Thirty employees were “onboarded” on Sept. 22, with another 10 workers added by midweek, according to JAG Ketchikan General Manager Bergen Wieler.
The first project — work on the Alaska Marine Highway System’s smallest ferry, the Lituya, which runs between Ketchikan and Annette Island — arrived at the yard last week.
The Ketchikan Shipyard is owned by the Alaska Industrial Development and Export Authority.
The new agreement transfers the operating agreement between AIDEA and Vigor Industrial, which owns Vigor Alaska and had operated the shipyard since 2012, to the JAG Marine Group.
JAG Marine is a Michigan-based firm whose Alaska subsidiary has operated the Seward Shipyard since 2018. “JAG works throughout the United States providing project management services for industrial manufacturing, marine repair and shipbuilding including oceanic vessels, river and Great Lakes-faring vessels,” according to the company’s website.
AIDEA Infrastructure Development Officer Dave Stieren on Sept. 27 confirmed the authority’s new operating agreement with JAG.
Stieren did not have access to details about the operating agreement on Sept. 27.
The future of the Ketchikan Shipyard had been uncertain since a Feb. 28 letter by AIDEA Executive Director Ruaro, notifying Vigor that AIDEA would not approve another extension of Vigor’s operating agreement for the facility. The state agency announced that it would seek a new operator, expressing dissatisfaction with Vigor’s efforts to bring work to the yard.

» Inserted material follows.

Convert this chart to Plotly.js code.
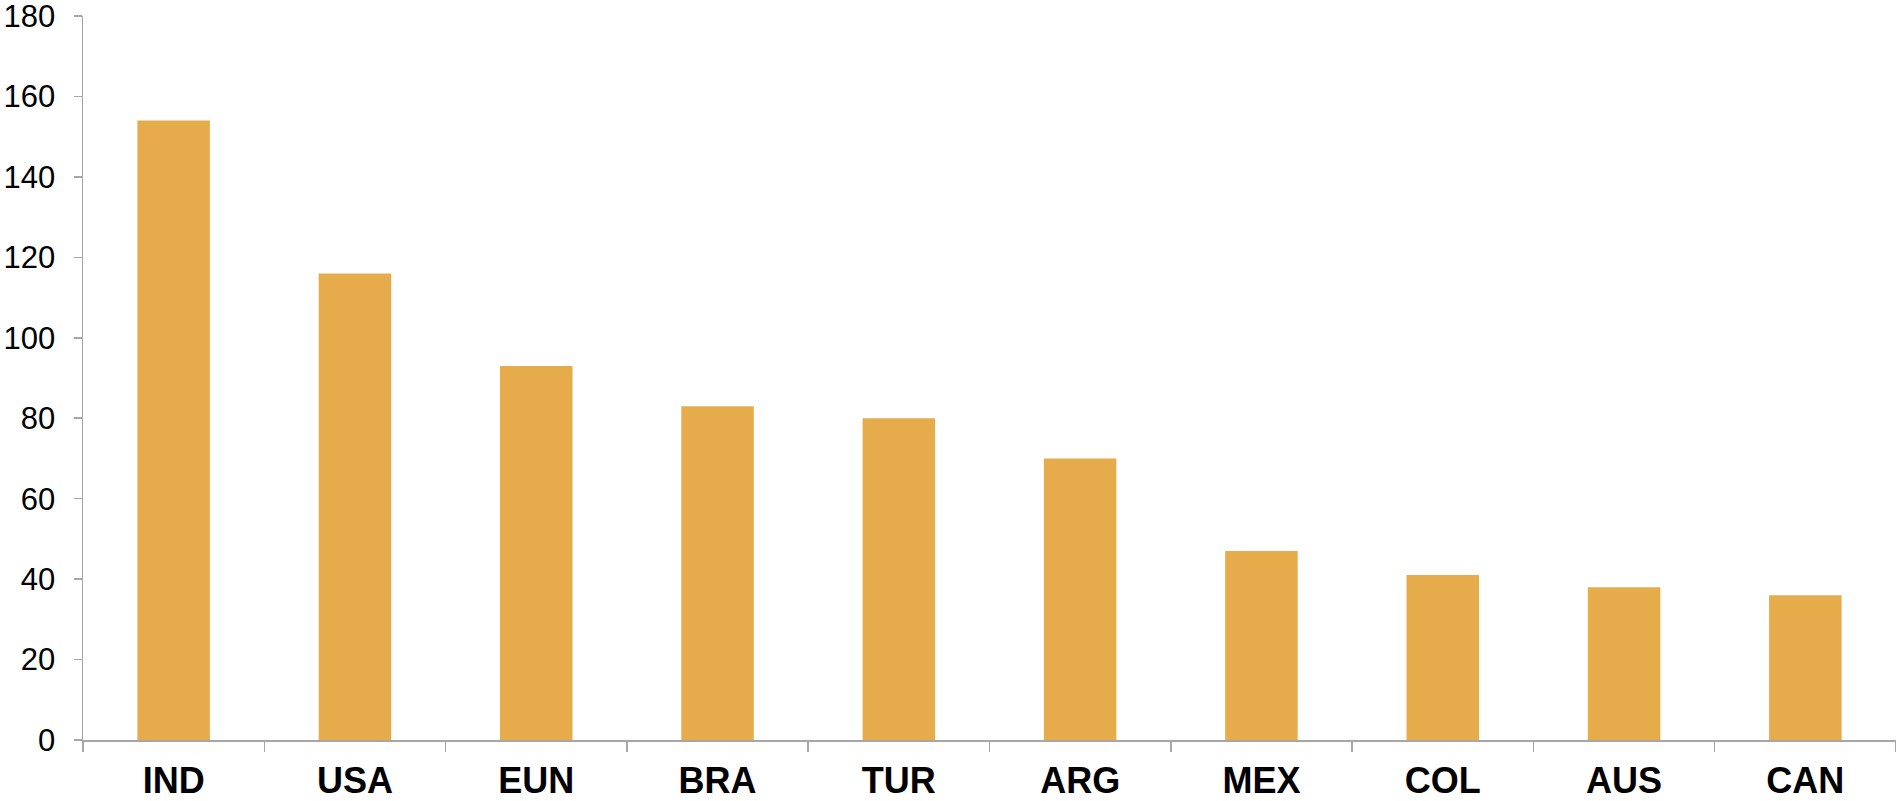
<!DOCTYPE html>
<html>
<head>
<meta charset="utf-8">
<script src="https://cdn.plot.ly/plotly-3.0.1.min.js"></script>
<style>
  html, body { margin: 0; padding: 0; background: #ffffff; }
  #chart { width: 1896px; height: 801px; }
</style>
</head>
<body>
<div id="chart"></div>
<script>
// Countries and their counts
const countries = ["IND", "USA", "EUN", "BRA", "TUR", "ARG", "MEX", "COL", "AUS", "CAN"];
const counts = [154, 116, 93, 83, 80, 70, 47, 41, 38, 36];
const yTicks = [0, 20, 40, 60, 80, 100, 120, 140, 160, 180];

const axisGrey = "#a6a6a6";

const trace = {
  type: "bar",
  x: countries,
  y: counts,
  marker: { color: "#e6ac4c", line: { width: 0 } },
  hoverinfo: "x+y"
};

const layout = {
  width: 1896,
  height: 801,
  margin: { l: 83, r: 0, t: 16, b: 61 },
  paper_bgcolor: "#ffffff",
  plot_bgcolor: "#ffffff",
  bargap: 0.6,
  showlegend: false,
  xaxis: {
    type: "category",
    showline: true,
    linecolor: axisGrey,
    linewidth: 1.5,
    ticks: "outside",
    tickson: "boundaries",
    ticklen: 10,
    tickwidth: 1.5,
    tickcolor: axisGrey,
    showgrid: false,
    zeroline: false,
    ticklabelstandoff: 8,
    ticklabeloverflow: "allow",
    tickfont: { family: "'Liberation Sans', Arial, sans-serif", size: 36, color: "#000000", weight: "bold" },
    fixedrange: true
  },
  yaxis: {
    range: [0, 180.001],
    tickvals: yTicks,
    ticktext: yTicks.map(String),
    showline: true,
    linecolor: axisGrey,
    linewidth: 1.5,
    ticks: "outside",
    ticklen: 8,
    tickwidth: 1.5,
    tickcolor: axisGrey,
    showgrid: false,
    zeroline: false,
    ticklabelstandoff: 12,
    ticklabeloverflow: "allow",
    tickfont: { family: "'Liberation Sans', Arial, sans-serif", size: 31, color: "#000000" },
    fixedrange: true
  }
};

Plotly.newPlot("chart", [trace], layout, { displayModeBar: false, staticPlot: true });
</script>
</body>
</html>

Vigor’s operating agreement was set to expire on Nov. 30, but it started winding down its work and laying off employees in July.
Wieler outlined JAG’s outlook for staffing and upcoming projects.
“The goal is to be up toward 150-plus employees by November, December of this year to accomplish the upcoming workload,” he said, noting that JAG has multiple awards for National Oceanic and Atmospheric Administration projects that are inbound this winter, in addition to the shipyard’s usual state ferry, Inter-Island Ferry Authority and Ketchikan airport ferry work.
He spoke about the company’s interest in hiring back former employees and other locals who are qualified or interested in the trades. “We are hiring back every employee that was laid off who wants to come back to work,” he wrote in a text to the Ketchikan Daily News.